Data shown —
····················

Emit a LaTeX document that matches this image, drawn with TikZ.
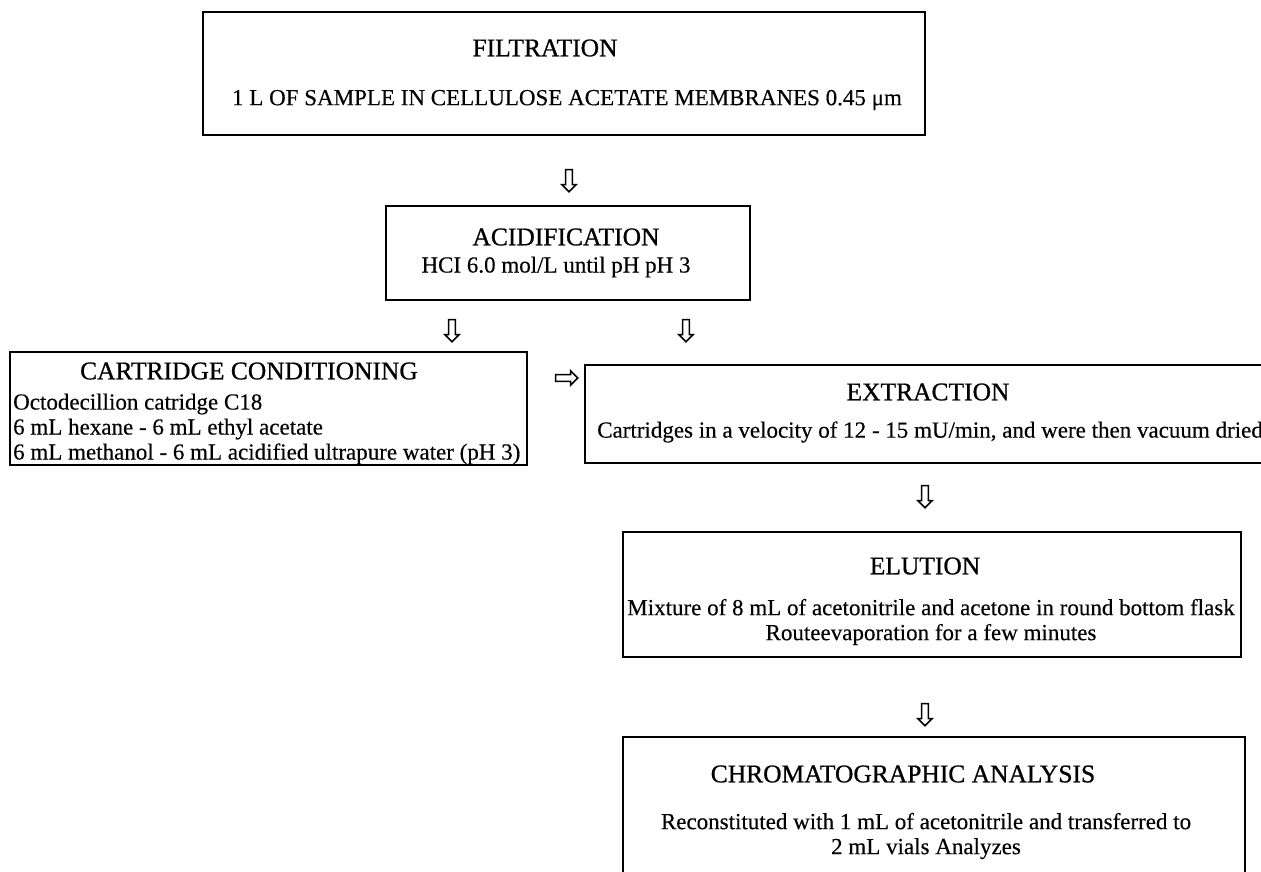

····················

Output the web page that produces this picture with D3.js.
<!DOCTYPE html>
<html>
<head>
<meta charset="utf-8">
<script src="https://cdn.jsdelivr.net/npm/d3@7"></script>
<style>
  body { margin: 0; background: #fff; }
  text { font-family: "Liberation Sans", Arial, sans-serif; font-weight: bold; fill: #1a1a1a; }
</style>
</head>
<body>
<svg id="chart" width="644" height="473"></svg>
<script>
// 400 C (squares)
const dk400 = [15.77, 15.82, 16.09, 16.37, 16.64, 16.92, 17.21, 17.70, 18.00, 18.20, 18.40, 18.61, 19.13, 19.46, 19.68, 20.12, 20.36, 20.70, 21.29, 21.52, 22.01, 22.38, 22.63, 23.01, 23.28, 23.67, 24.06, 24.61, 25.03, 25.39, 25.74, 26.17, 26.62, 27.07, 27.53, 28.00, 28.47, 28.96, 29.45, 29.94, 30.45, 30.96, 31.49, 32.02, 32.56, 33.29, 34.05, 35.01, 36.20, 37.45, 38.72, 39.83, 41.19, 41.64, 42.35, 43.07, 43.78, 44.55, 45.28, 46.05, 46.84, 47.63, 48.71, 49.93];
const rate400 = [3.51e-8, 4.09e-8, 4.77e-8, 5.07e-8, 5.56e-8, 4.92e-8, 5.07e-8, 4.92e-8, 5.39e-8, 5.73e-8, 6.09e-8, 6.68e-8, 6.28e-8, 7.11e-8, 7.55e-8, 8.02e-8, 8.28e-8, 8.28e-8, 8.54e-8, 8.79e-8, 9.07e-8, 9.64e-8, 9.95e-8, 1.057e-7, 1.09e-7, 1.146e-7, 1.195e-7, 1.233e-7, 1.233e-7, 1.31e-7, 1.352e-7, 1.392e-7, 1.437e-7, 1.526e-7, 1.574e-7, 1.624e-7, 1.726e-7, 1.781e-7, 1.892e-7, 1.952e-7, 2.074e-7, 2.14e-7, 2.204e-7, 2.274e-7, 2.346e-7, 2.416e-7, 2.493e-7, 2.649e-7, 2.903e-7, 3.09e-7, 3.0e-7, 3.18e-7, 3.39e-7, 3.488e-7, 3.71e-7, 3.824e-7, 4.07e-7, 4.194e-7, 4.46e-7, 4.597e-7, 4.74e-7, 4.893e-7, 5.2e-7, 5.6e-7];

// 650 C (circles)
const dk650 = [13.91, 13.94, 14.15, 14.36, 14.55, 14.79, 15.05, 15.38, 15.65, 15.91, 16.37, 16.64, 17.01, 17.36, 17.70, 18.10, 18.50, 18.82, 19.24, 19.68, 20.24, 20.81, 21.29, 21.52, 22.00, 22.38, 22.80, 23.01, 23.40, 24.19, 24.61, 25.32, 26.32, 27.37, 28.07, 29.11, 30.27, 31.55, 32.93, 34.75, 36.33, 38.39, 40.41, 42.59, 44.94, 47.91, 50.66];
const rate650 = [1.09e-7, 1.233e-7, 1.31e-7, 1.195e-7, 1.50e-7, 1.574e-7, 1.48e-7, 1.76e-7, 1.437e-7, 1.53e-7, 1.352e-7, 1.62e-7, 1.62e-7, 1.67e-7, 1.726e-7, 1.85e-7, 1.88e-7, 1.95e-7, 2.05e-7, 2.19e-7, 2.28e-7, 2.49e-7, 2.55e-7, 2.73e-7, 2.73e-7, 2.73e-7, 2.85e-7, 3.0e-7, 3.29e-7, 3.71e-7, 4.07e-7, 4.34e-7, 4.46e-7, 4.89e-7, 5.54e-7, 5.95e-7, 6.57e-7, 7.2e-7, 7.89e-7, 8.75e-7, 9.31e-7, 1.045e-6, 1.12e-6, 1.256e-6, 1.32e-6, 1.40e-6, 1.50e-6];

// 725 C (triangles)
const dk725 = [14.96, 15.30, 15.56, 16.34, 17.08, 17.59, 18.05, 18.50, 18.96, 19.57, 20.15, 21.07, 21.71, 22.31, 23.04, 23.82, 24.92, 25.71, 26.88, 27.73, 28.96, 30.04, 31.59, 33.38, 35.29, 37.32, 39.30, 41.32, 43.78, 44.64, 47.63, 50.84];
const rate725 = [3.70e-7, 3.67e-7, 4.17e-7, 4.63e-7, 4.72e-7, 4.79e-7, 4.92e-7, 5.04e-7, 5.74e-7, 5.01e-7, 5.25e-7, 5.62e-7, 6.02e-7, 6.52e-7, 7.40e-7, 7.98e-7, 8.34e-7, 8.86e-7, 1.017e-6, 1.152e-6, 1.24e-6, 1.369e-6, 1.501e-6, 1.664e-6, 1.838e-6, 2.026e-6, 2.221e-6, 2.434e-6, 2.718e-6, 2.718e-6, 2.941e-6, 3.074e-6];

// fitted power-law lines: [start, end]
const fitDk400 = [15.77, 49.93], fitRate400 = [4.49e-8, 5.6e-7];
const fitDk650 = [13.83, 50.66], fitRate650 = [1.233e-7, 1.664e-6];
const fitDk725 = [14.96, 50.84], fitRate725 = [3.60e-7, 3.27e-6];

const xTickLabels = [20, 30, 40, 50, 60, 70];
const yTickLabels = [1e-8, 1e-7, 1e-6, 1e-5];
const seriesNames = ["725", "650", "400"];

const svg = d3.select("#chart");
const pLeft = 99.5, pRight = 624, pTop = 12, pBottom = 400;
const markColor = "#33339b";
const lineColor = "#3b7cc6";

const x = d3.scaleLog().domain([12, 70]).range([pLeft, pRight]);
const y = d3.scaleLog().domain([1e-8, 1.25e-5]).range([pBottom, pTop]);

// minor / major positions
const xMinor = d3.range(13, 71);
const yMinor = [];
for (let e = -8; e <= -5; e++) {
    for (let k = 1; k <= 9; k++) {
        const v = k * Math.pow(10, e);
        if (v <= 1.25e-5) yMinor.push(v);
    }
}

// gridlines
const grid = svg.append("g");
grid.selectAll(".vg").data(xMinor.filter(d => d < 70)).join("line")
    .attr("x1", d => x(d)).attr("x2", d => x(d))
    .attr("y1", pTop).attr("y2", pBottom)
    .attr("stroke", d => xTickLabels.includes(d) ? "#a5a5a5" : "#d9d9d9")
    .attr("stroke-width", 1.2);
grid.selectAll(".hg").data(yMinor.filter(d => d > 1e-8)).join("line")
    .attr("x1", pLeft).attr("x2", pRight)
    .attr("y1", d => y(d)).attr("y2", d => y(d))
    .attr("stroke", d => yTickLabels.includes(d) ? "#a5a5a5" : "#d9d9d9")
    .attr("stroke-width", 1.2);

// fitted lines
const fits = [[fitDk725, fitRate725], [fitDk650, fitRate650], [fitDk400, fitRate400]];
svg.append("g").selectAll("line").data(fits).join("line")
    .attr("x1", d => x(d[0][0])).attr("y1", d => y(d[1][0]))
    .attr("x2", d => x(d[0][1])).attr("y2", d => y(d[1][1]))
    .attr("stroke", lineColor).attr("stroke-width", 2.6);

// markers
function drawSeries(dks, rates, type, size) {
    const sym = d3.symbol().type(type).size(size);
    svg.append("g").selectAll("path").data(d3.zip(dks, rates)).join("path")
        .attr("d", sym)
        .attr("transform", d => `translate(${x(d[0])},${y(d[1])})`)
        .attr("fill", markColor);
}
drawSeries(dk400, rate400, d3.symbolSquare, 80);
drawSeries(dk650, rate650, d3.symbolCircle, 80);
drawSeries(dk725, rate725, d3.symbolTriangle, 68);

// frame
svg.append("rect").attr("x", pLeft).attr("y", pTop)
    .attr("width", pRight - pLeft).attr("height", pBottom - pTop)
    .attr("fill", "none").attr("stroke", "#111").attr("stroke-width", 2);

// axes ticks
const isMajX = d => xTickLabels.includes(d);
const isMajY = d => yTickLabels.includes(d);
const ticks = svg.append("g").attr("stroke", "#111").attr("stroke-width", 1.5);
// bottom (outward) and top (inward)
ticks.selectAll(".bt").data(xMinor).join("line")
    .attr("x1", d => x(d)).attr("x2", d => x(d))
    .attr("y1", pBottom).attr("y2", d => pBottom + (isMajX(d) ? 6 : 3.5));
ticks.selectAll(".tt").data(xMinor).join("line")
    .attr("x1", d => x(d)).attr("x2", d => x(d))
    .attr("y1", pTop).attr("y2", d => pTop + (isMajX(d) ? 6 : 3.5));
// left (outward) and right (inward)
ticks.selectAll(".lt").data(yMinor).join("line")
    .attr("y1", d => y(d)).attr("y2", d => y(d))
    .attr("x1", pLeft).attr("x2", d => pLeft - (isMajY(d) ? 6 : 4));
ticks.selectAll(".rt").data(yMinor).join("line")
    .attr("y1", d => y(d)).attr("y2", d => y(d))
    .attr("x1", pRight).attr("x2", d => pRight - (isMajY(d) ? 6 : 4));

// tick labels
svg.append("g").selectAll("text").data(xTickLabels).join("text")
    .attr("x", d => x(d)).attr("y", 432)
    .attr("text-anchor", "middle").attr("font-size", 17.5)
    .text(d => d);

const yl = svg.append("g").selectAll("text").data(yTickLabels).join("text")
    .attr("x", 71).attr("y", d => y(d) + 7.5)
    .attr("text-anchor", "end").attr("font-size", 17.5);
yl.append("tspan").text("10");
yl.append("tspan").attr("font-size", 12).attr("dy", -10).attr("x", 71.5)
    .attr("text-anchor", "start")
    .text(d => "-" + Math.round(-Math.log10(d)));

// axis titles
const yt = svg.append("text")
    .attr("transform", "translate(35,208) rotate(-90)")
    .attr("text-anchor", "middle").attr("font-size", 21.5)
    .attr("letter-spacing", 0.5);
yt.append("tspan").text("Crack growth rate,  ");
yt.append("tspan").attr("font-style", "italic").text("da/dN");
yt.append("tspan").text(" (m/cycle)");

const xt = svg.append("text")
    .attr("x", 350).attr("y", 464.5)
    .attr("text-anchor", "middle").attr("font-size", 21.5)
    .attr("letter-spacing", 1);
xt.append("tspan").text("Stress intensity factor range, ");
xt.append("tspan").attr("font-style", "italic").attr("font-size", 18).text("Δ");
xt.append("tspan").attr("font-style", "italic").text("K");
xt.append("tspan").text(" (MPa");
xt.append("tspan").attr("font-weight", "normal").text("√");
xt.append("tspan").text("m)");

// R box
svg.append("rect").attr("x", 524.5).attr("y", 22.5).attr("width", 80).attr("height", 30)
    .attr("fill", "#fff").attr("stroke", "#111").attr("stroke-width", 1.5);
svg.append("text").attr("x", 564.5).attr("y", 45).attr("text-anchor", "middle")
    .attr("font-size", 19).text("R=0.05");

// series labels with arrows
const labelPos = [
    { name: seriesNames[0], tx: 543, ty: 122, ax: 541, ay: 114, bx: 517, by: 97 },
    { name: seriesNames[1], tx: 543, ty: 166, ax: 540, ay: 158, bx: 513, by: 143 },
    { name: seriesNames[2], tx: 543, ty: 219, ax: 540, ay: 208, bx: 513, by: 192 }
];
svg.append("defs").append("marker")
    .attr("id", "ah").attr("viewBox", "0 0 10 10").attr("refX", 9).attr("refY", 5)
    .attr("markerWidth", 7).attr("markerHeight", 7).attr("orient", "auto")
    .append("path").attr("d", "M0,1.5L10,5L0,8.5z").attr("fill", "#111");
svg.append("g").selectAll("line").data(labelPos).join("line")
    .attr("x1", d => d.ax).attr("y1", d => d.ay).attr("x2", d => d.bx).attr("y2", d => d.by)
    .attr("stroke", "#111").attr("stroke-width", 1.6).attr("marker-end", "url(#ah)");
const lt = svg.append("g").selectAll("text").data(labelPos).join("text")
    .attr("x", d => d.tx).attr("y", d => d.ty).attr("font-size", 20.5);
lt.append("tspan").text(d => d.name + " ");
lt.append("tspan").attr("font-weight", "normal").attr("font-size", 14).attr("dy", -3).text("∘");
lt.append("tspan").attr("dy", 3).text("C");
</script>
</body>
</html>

····················

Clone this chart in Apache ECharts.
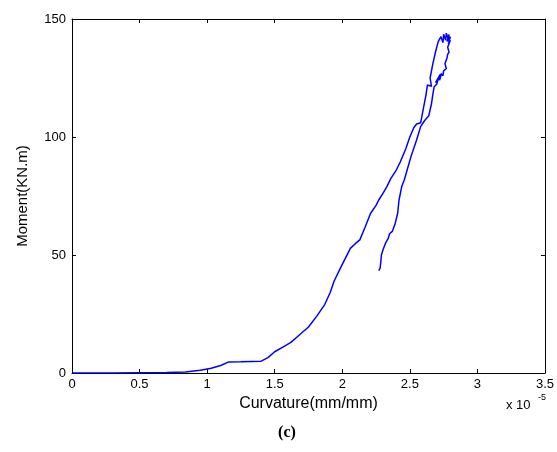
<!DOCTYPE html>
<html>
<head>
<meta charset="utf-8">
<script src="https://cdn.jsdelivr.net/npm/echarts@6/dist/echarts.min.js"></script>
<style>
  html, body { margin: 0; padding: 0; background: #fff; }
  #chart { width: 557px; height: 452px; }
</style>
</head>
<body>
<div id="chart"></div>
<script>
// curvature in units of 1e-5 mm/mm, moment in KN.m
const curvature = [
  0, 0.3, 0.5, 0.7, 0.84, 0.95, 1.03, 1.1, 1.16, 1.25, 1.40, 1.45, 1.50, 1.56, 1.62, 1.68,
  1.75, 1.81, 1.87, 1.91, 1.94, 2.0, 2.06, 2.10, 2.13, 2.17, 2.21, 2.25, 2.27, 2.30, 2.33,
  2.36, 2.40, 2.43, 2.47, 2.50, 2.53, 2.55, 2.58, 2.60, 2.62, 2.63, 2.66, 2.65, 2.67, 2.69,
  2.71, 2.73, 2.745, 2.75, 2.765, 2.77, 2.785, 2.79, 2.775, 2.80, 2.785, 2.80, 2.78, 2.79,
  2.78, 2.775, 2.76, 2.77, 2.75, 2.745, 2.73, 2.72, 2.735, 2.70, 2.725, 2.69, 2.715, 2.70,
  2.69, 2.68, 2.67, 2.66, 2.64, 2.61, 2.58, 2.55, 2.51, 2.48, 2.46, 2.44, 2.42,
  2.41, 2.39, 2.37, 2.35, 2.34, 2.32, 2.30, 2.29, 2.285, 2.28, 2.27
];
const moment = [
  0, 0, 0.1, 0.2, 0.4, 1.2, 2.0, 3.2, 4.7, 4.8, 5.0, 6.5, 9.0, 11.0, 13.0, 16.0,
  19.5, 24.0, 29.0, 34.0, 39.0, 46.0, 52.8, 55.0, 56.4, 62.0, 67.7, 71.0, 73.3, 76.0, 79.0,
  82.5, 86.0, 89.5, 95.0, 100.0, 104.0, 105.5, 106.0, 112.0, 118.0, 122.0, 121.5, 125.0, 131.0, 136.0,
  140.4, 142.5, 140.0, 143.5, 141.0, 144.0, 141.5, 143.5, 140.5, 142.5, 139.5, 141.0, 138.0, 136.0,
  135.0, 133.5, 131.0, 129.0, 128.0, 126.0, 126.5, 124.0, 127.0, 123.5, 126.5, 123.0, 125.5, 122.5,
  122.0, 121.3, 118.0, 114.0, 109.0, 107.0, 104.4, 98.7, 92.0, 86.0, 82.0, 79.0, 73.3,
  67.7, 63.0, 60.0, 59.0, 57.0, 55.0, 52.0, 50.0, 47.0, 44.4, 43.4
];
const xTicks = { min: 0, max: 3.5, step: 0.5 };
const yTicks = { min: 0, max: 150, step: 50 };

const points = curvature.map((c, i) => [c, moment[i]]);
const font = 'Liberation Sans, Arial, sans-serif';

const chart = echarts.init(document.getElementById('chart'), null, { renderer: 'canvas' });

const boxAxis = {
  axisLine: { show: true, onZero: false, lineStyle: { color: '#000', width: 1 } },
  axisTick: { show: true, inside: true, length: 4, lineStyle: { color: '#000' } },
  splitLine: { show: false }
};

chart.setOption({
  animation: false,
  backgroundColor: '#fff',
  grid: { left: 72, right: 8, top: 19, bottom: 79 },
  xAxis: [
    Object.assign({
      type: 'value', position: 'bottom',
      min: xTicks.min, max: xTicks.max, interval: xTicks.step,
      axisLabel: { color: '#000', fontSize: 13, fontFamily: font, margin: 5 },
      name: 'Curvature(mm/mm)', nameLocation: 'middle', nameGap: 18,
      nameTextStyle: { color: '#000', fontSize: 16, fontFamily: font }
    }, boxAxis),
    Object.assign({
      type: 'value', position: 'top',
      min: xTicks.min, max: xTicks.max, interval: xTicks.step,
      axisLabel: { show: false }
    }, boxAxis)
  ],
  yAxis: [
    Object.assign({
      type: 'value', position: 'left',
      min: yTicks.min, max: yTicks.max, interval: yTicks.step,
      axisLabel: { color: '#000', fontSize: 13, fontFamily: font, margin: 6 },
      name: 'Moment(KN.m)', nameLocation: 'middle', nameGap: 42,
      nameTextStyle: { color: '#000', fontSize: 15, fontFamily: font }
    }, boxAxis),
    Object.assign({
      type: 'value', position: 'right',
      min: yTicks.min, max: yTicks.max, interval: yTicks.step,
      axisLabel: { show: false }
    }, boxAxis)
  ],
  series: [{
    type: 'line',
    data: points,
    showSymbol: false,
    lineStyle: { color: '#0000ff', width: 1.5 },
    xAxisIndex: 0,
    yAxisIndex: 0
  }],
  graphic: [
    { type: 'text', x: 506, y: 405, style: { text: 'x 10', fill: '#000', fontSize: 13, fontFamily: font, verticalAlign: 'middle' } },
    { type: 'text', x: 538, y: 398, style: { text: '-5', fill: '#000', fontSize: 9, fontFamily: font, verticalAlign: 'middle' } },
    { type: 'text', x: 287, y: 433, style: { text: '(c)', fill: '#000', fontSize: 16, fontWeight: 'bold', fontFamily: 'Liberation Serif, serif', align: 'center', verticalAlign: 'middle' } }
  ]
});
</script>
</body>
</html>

····················

Aim of the task —
Report only a number: how many lines in the material above contain the string "this".

Output of the exercise —
3